▶ _Do this_: Leave the pictures out and quote every line from the start of the listing to the line with "const arrowTip = [0.117, -0.14];", inclusive.
## start Given data
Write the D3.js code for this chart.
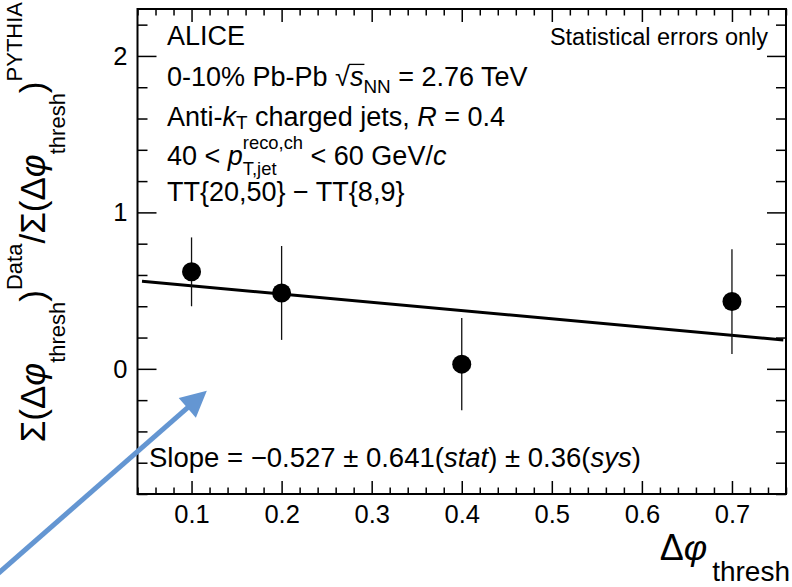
<!DOCTYPE html>
<html><head><meta charset="utf-8">
<script src="https://cdn.jsdelivr.net/npm/d3@7"></script>
<style>
body{margin:0;background:#fff;}
svg{display:block;}
text{font-family:"Liberation Sans",Arial,Helvetica,sans-serif;fill:#000;white-space:pre;}
</style></head><body>
<svg id="c" width="792" height="587"></svg>
<script>
// ---- data ----
const xValues = [0.1, 0.2, 0.4, 0.7];
const yValues = [0.62, 0.485, 0.03, 0.43];
const yErrors = [0.22, 0.30, 0.295, 0.335];
const fitSlope = -0.527;
const fitIntercept = 0.583;
const fitRange = [0.045, 0.757];
const xTickValues = [0.1, 0.2, 0.3, 0.4, 0.5, 0.6, 0.7];
const yTickValues = [0, 1, 2];
const xDomain = [0.04, 0.76];
const yDomain = [-0.8, 2.3];
const arrowTail = [-0.125, -1.36];
const arrowTip = [0.117, -0.14];

const W = 792, H = 587;
const m = {l: 137.5, r: 6, t: 9, b: 93};
const SERIF = '"Liberation Serif","Times New Roman",serif';
const SANS = '"Liberation Sans",Arial,Helvetica,sans-serif';

const x = d3.scaleLinear().domain(xDomain).range([m.l, W - m.r]);
const y = d3.scaleLinear().domain(yDomain).range([H - m.b, m.t]);
const svg = d3.select('#c');

// minor tick positions
const xMinor = d3.range(Math.round(xDomain[0]*50), Math.round(xDomain[1]*50)+1).map(v => v/50)
  .filter(v => !xTickValues.some(t => Math.abs(t - v) < 1e-6));
const yMinor = d3.range(Math.round(yDomain[0]*5), Math.round(yDomain[1]*5)+1).map(v => v/5)
  .filter(v => !yTickValues.some(t => Math.abs(t - v) < 1e-6));

function drawAxis(gen, tr, ticks, len, labels, pad, fs) {
  const g = svg.append('g').attr('transform', tr)
    .call(gen.tickValues(ticks).tickSizeInner(-len).tickSizeOuter(0).tickPadding(pad)
      .tickFormat(labels ? labels : () => ''));
  g.select('.domain').remove();
  g.selectAll('line').attr('stroke', '#000').attr('stroke-width', 1.5);
  g.selectAll('text').attr('font-size', fs).attr('font-family', SANS).attr('fill', '#000');
  return g;
}
const fmtX = d3.format('.1f');
drawAxis(d3.axisBottom(x), `translate(0,${H - m.b})`, xTickValues, 13, fmtX, 11, 25.5);
drawAxis(d3.axisBottom(x), `translate(0,${H - m.b})`, xMinor, 6.5, null, 0, 1);
drawAxis(d3.axisTop(x), `translate(0,${m.t})`, xTickValues, 13, null, 0, 1);
drawAxis(d3.axisTop(x), `translate(0,${m.t})`, xMinor, 6.5, null, 0, 1);
drawAxis(d3.axisLeft(y), `translate(${m.l},0)`, yTickValues, 19, d3.format('d'), 10, 25.5);
drawAxis(d3.axisLeft(y), `translate(${m.l},0)`, yMinor, 10, null, 0, 1);
drawAxis(d3.axisRight(y), `translate(${W - m.r},0)`, yTickValues, 19, null, 0, 1);
drawAxis(d3.axisRight(y), `translate(${W - m.r},0)`, yMinor, 10, null, 0, 1);

svg.append('rect').attr('x', m.l).attr('y', m.t)
  .attr('width', W - m.r - m.l).attr('height', H - m.b - m.t)
  .attr('fill', 'none').attr('stroke', '#000').attr('stroke-width', 2);

// ---- fit line ----
svg.append('line')
  .attr('x1', x(fitRange[0])).attr('y1', y(fitIntercept + fitSlope*fitRange[0]))
  .attr('x2', x(fitRange[1])).attr('y2', y(fitIntercept + fitSlope*fitRange[1]))
  .attr('stroke', '#000').attr('stroke-width', 3);

// ---- points ----
const pts = xValues.map((v, i) => ({x: v, y: yValues[i], e: yErrors[i]}));
svg.append('g').selectAll('line').data(pts).join('line')
  .attr('x1', d => x(d.x)).attr('x2', d => x(d.x))
  .attr('y1', d => y(d.y - d.e)).attr('y2', d => y(d.y + d.e))
  .attr('stroke', '#111').attr('stroke-width', 1.3);
svg.append('g').selectAll('circle').data(pts).join('circle')
  .attr('cx', d => x(d.x)).attr('cy', d => y(d.y)).attr('r', 9.5).attr('fill', '#000');

// ---- rich text helper ----
function mk(parent, cx, y0, s, size) {
  const k = s.k || (s.pos ? 0.7 : 1);
  let dy = 0;
  if (s.pos === 'sub') dy = size * (s.sd != null ? s.sd : 0.3);
  if (s.pos === 'sup') dy = -size * (s.ud != null ? s.ud : 0.42);
  return parent.append('text').attr('x', cx).attr('y', y0 + dy)
    .attr('font-size', size * k).attr('font-style', s.i ? 'italic' : null)
    .attr('font-family', s.f || SANS).text(s.t);
}
function rich(parent, x0, y0, segs, size) {
  let cx = x0;
  segs.forEach(s => {
    cx += (s.gap || 0);
    if (s.stack) {
      let mw = 0;
      s.stack.forEach(p => { mw = Math.max(mw, mk(parent, cx, y0, p, size).node().getComputedTextLength()); });
      cx += mw;
    } else {
      const t = mk(parent, cx, y0, s, size);
      const w = t.node().getComputedTextLength();
      if (s.over) {
        parent.append('line').attr('x1', cx - 1).attr('x2', cx + w + 1)
          .attr('y1', y0 - size*0.8).attr('y2', y0 - size*0.8)
          .attr('stroke', '#000').attr('stroke-width', 1.3);
      }
      cx += w;
    }
  });
  return cx;
}

// ---- legend text ----
const LS = 27, LX = 167;
const leg = svg.append('g');
rich(leg, LX, 45, [{t: 'ALICE'}], LS);
rich(leg, LX, 86, [{t: '0-10% Pb-Pb '}, {t: '√'}, {t: 's', i: true, over: true},
  {t: 'NN', pos: 'sub', sd: 0.25}, {t: ' = 2.76 TeV'}], LS);
rich(leg, LX, 126, [{t: 'Anti-'}, {t: 'k', i: true}, {t: 'T', pos: 'sub', sd: 0.12},
  {t: ' charged jets, '}, {t: 'R', i: true}, {t: ' = 0.4'}], LS);
rich(leg, LX, 165, [{t: '40 < '}, {t: 'p', i: true},
  {stack: [{t: 'reco,ch', pos: 'sup', ud: 0.6, k: 0.68}, {t: 'T,jet', pos: 'sub', sd: 0.36, k: 0.68}]},
  {t: ' < 60 GeV/'}, {t: 'c', i: true}], LS);
rich(leg, LX, 201, [{t: 'TT{20,50} − TT{8,9}'}], LS);
svg.append('text').attr('x', 768).attr('y', 45).attr('text-anchor', 'end')
  .attr('font-size', 23.5).text('Statistical errors only');

rich(svg.append('g'), 149, 467, [{t: 'Slope = −0.527 ± 0.641('}, {t: 'stat', i: true},
  {t: ') ± 0.36('}, {t: 'sys', i: true}, {t: ')'}], 27.5);

// ---- axis titles ----
const xt = svg.append('g');
const xtEnd = rich(xt, 0, 0, [{t: 'Δ', f: SERIF}, {t: 'φ', f: SERIF, i: true},
  {t: 'thresh', pos: 'sub', k: 28/36, sd: 0.58, gap: 5}], 36);
xt.attr('transform', `translate(${790 - xtEnd},560)`);

const yt = svg.append('g');
const YM = 35, yk = 22/35;
const ytEnd = rich(yt, 0, 0, [
  {t: 'Σ(Δ', f: SERIF}, {t: 'φ', f: SERIF, i: true},
  {t: 'thresh', pos: 'sub', k: yk, sd: 0.57}, {t: ')', f: SERIF},
  {t: 'Data', pos: 'sup', k: yk, ud: 0.66}, {t: '/', f: SERIF},
  {t: 'Σ(Δ', f: SERIF}, {t: 'φ', f: SERIF, i: true},
  {t: 'thresh', pos: 'sub', k: yk, sd: 0.57}, {t: ')', f: SERIF},
  {t: 'PYTHIA', pos: 'sup', k: yk, ud: 0.66}], YM);
yt.attr('transform', `translate(45,${2 + ytEnd}) rotate(-90)`);

// ---- annotation arrow ----
const ARROW = '#6496d2';
const tx = x(arrowTail[0]), ty = y(arrowTail[1]);
const hx = x(arrowTip[0]), hy = y(arrowTip[1]);
const ang = Math.atan2(hy - ty, hx - tx);
const hl = 26, hw = 13;
const bx = hx - hl*Math.cos(ang), by = hy - hl*Math.sin(ang);
svg.append('line').attr('x1', tx).attr('y1', ty).attr('x2', bx + 2*Math.cos(ang)).attr('y2', by + 2*Math.sin(ang))
  .attr('stroke', ARROW).attr('stroke-width', 5);
svg.append('path').attr('d', d3.line()([[hx, hy],
  [bx + hw*Math.sin(ang), by - hw*Math.cos(ang)],
  [bx - hw*Math.sin(ang), by + hw*Math.cos(ang)]]) + 'Z')
  .attr('fill', ARROW);
</script>
</body></html>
## end Given data
▶ _Answer to the problem_:
Write the D3.js code for this chart.
<!DOCTYPE html>
<html><head><meta charset="utf-8">
<script src="https://cdn.jsdelivr.net/npm/d3@7"></script>
<style>
body{margin:0;background:#fff;}
svg{display:block;}
text{font-family:"Liberation Sans",Arial,Helvetica,sans-serif;fill:#000;white-space:pre;}
</style></head><body>
<svg id="c" width="792" height="587"></svg>
<script>
// ---- data ----
const xValues = [0.1, 0.2, 0.4, 0.7];
const yValues = [0.62, 0.485, 0.03, 0.43];
const yErrors = [0.22, 0.30, 0.295, 0.335];
const fitSlope = -0.527;
const fitIntercept = 0.583;
const fitRange = [0.045, 0.757];
const xTickValues = [0.1, 0.2, 0.3, 0.4, 0.5, 0.6, 0.7];
const yTickValues = [0, 1, 2];
const xDomain = [0.04, 0.76];
const yDomain = [-0.8, 2.3];
const arrowTail = [-0.125, -1.36];
const arrowTip = [0.117, -0.14];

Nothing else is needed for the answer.